In Batching REST APIs - Part 1, I talked about why offering batching APIs and batching REST clients is important for high traffic web services. Today I wanted to talk about some of the thoughts and design decisions that went into building our first REST clients.
Before I started, I wanted to nail down the tao of our official Segment.io REST clients. Here are the requirements I came up with. I call them the seven golden rules of friendly REST clients.
1. Batch requests.
You can’t afford to make blocking HTTP requests on every operation. Put them in a resource-capped queue, and async flush ‘em on another thread. If you’re not convinced, it’s back to part 1 for you.
You can also ask your users to build their own background queue to flush, but that’s significantly more work for them to implement.
2. Cap memory and network usage, especially under extreme load.
A few months ago we stumbled upon a memory leak while working on Segment.io’s ingestion process that was happening during periods of high load. After scouring our application code for an entire day, we still couldn’t figure out why. Finally we tried removing all of our dependencies one by one. After we removed our cloud logging provider’s REST library, the memory leak suddently disappeared. You can be sure we won’t be using them ever again.
High performance computing is about trade-offs. You can’t keep sending data to your API at an ever increasing rate. At some point, either the network bandwidth or the available memory will run out. And its important you take action (or inaction) before that happens. That way, when your customer’s application crashes, it won’t be your fault.
3. Use asynchronous HTTP flush whenever possible.

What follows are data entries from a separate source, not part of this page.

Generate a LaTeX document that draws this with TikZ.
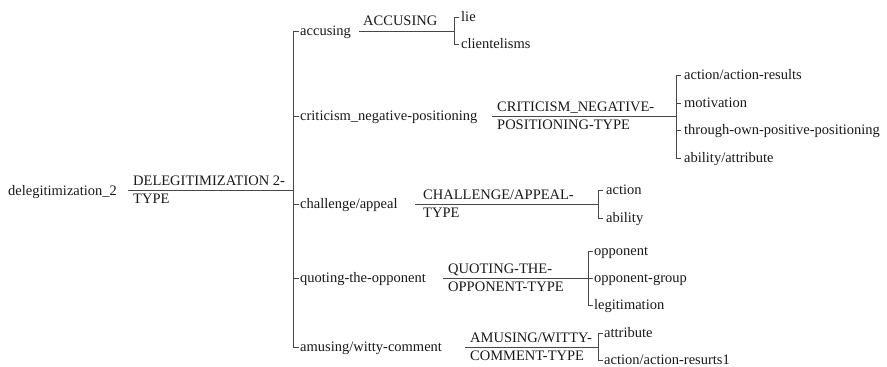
\documentclass[tikz,border=0pt]{standalone}
\usepackage{fontspec}
\setmainfont{Liberation Serif}
\begin{document}
\begin{tikzpicture}[x=1pt,y=-1pt,
  lbl/.style={anchor=base west, inner sep=0pt, font=\fontsize{14.5}{17}\selectfont, text=black!90},
  wire/.style={draw=black!72, line width=0.9pt},
]
\useasboundingbox (0,0) rectangle (887,367);

% ---- root ----
\node[lbl] (root) at (8,195) {delegitimization\_2};
\node[lbl] (rootA) at (133,185) {DELEGITIMIZATION 2-};
\node[lbl] (rootB) at (133,203) {TYPE};
\coordinate (r0) at (128,190);
\coordinate (t0) at (293,190);
\draw[wire] (r0) -- (t0);

% ---- trunk with its five branches ----
\coordinate (tA) at (293,31);
\coordinate (tB) at (293,116);
\coordinate (tC) at (293,204);
\coordinate (tD) at (293,278);
\coordinate (tE) at (293,347);
\draw[wire] ([xshift=6pt]tA) -- (tA) -- (tE) -- ([xshift=6pt]tE);
\draw[wire] (tB) -- ++(6,0);
\draw[wire] (tC) -- ++(6,0);
\draw[wire] (tD) -- ++(6,0);

\node[lbl] (accusing) at (300,35.5) {accusing};
\node[lbl] (criticism) at (300,120.5) {criticism\_negative-positioning};
\node[lbl] (challenge) at (300,208.5) {challenge/appeal};
\node[lbl] (quoting) at (300,282.5) {quoting-the-opponent};
\node[lbl] (amusing) at (300,351.5) {amusing/witty-comment};

% ---- accusing ----
\coordinate (a0) at (359,31);
\coordinate (a1) at (454,31);
\draw[wire] (a0) -- (a1);
\node[lbl] (accA) at (363,25) {ACCUSING};
\coordinate (a1t) at (454,17);
\coordinate (a1b) at (454,44);
\draw[wire] ([xshift=5pt]a1t) -- (a1t) -- (a1b) -- ([xshift=5pt]a1b);
\node[lbl] (lie) at (461,21.5) {lie};
\node[lbl] (clientelisms) at (461,48.5) {clientelisms};

% ---- criticism ----
\coordinate (b0) at (492,116);
\coordinate (b1) at (676,116);
\draw[wire] (b0) -- (b1);
\node[lbl] (critA) at (497,111) {CRITICISM\_NEGATIVE-};
\node[lbl] (critB) at (497,129) {POSITIONING-TYPE};
\coordinate (b1t) at (676,75);
\coordinate (b1m) at (676,103);
\coordinate (b1n) at (676,130);
\coordinate (b1b) at (676,158);
\draw[wire] ([xshift=5pt]b1t) -- (b1t) -- (b1b) -- ([xshift=5pt]b1b);
\draw[wire] (b1m) -- ++(5,0);
\draw[wire] (b1n) -- ++(5,0);
\node[lbl] (actres) at (684,79.5) {action/action-results};
\node[lbl] (motivation) at (684,107.5) {motivation};
\node[lbl] (through) at (684,134.5) {through-own-positive-positioning};
\node[lbl] (abilattr) at (684,162.5) {ability/attribute};

% ---- challenge ----
\coordinate (c0) at (415,204);
\coordinate (c1) at (598,204);
\draw[wire] (c0) -- (c1);
\node[lbl] (chalA) at (423,199) {CHALLENGE/APPEAL-};
\node[lbl] (chalB) at (423,217) {TYPE};
\coordinate (c1t) at (598,190);
\coordinate (c1b) at (598,218);
\draw[wire] ([xshift=5pt]c1t) -- (c1t) -- (c1b) -- ([xshift=5pt]c1b);
\node[lbl] (action) at (606,194.5) {action};
\node[lbl] (ability) at (606,222.5) {ability};

% ---- quoting ----
\coordinate (d0) at (443,278);
\coordinate (d1) at (588,278);
\draw[wire] (d0) -- (d1);
\node[lbl] (quotA) at (448,273) {QUOTING-THE-};
\node[lbl] (quotB) at (448,291) {OPPONENT-TYPE};
\coordinate (d1t) at (588,251);
\coordinate (d1b) at (588,305);
\draw[wire] ([xshift=5pt]d1t) -- (d1t) -- (d1b) -- ([xshift=5pt]d1b);
\draw[wire] (d1) -- ++(5,0);
\node[lbl] (opponent) at (594,255.5) {opponent};
\node[lbl] (oppgroup) at (594,282.5) {opponent-group};
\node[lbl] (legit) at (594,309.5) {legitimation};

% ---- amusing ----
\coordinate (e0) at (465,347);
\coordinate (e1) at (598,347);
\draw[wire] (e0) -- (e1);
\node[lbl] (amusA) at (470,342) {AMUSING/WITTY-};
\node[lbl] (amusB) at (470,360) {COMMENT-TYPE};
\coordinate (e1t) at (598,333);
\coordinate (e1b) at (598,360);
\draw[wire] ([xshift=5pt]e1t) -- (e1t) -- (e1b) -- ([xshift=5pt]e1b);
\node[lbl] (attribute) at (604,337.5) {attribute};
\node[lbl] (actres1) at (604,364.5) {action/action-resurts1};
\end{tikzpicture}
\end{document}
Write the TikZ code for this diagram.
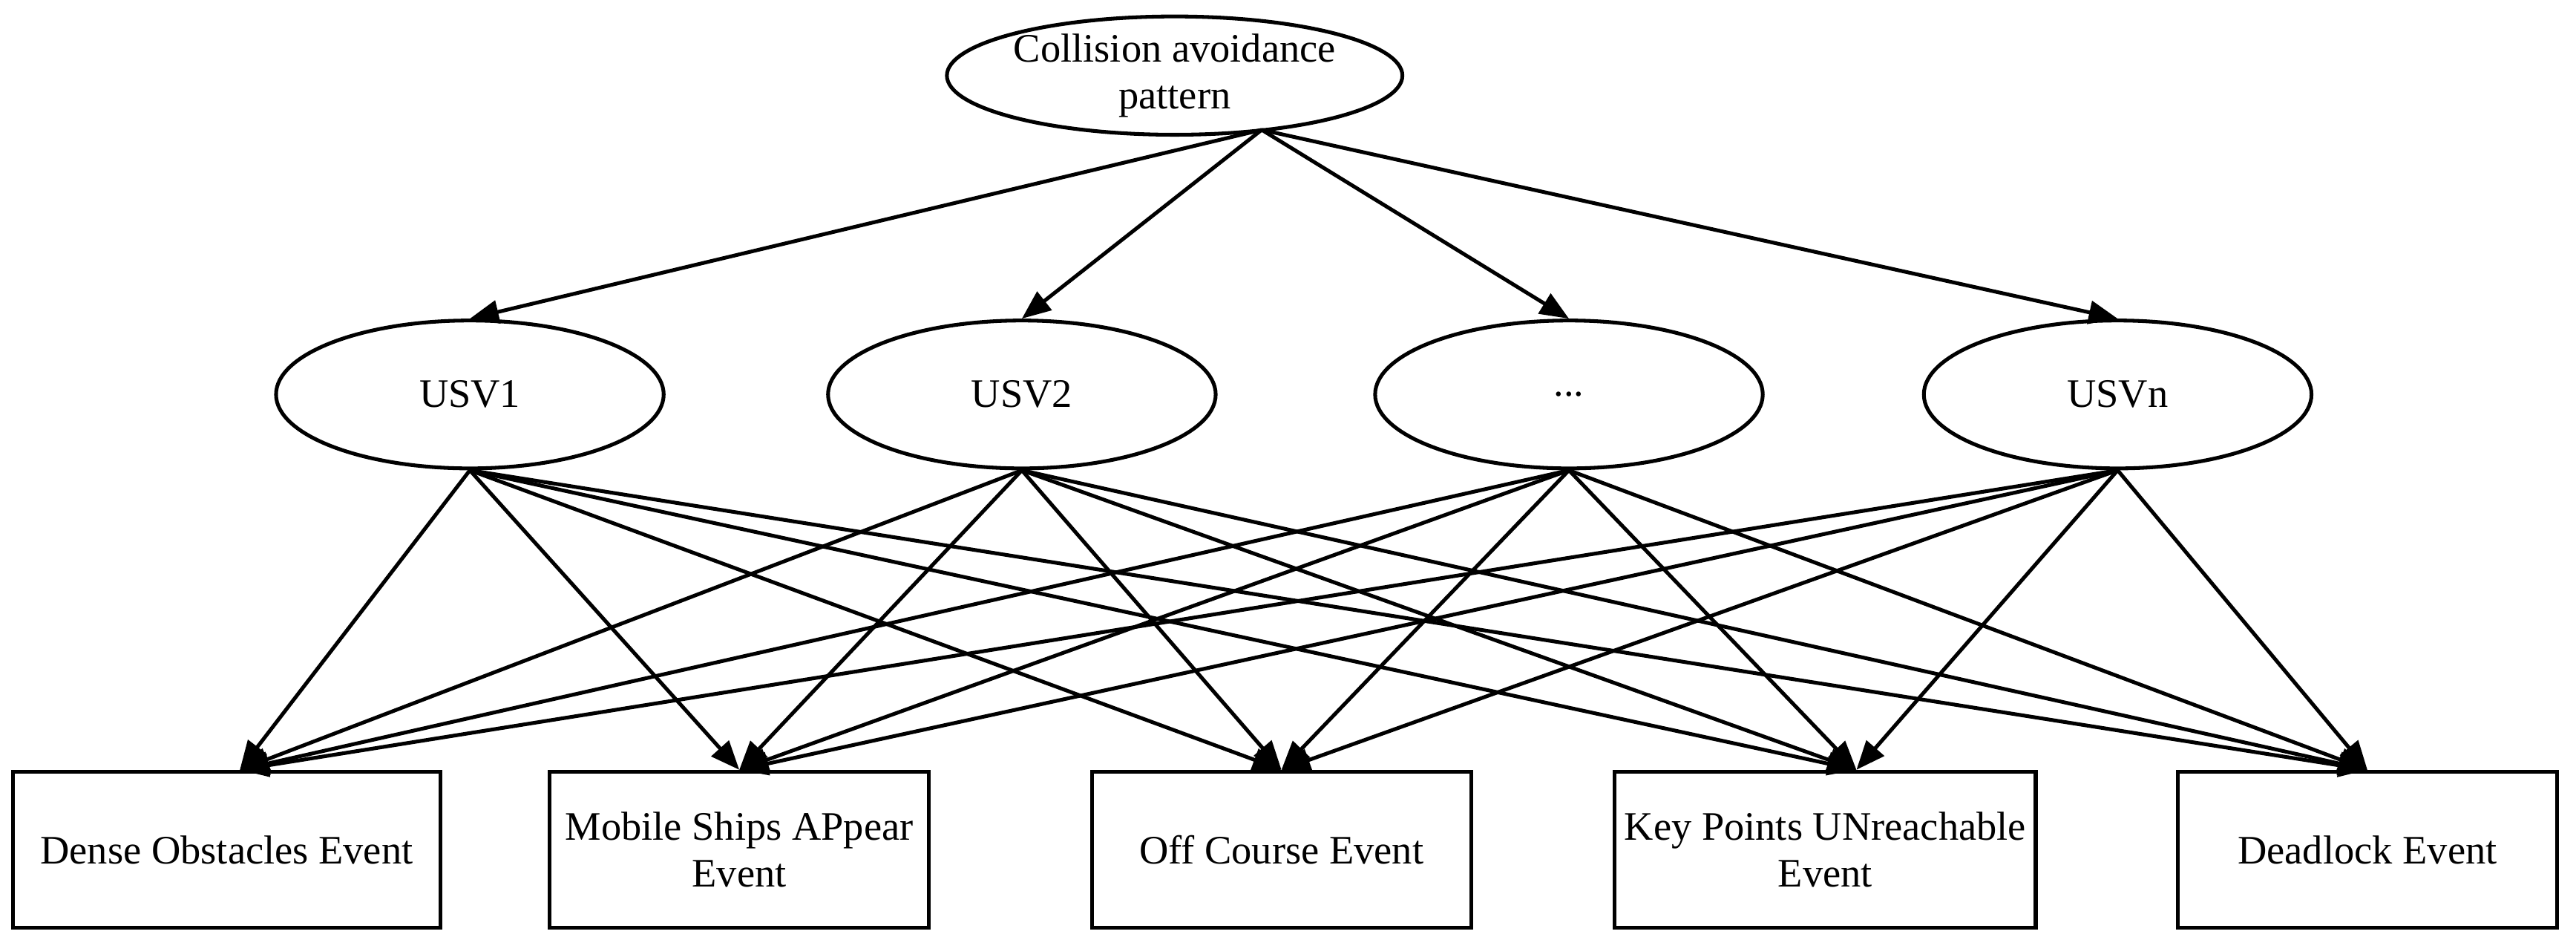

Node.js will give you this by default, but languages like Java and Python won’t. It’s worth investigating an asynchronous HTTP request option, so that your flushing thread doesn’t have to spin for valuable CPU cycles waiting for an expensive network operation to complete. There are good options for most languages, like these for java and python.
4. Be secure.
5. Fail gracefully, and report.
It’s important to plan out your error cases before hand, and guard against you accidentially crashing your client’s application. That means you should simulate and expect errors like:
- Your API servers going down
- The API returning 302, 404, or 500, or some other non-200 status code
- The API returning an outdated or unexpected result format
- The API endpoint changing
6. Speak but don’t yell.
Logging is important, but like everything else, must be capped in volume. If every one of your requests is failing, you don’t want to crash the server by overfilling the disk with a huge log file or filling the entire screen with error messages.
A good pattern to provide is optional error callbacks. That means that the user can get errors when they are debugging, but also won’t get them when everything is going to hell.
7. Provide statistics on usage.
When the user asks, provide a simple object that communicates how many successful and failing operations happened. Maybe provide how many bytes have passed through the API calls, how fast, and how often.Your users will appreciate the extra debugging information.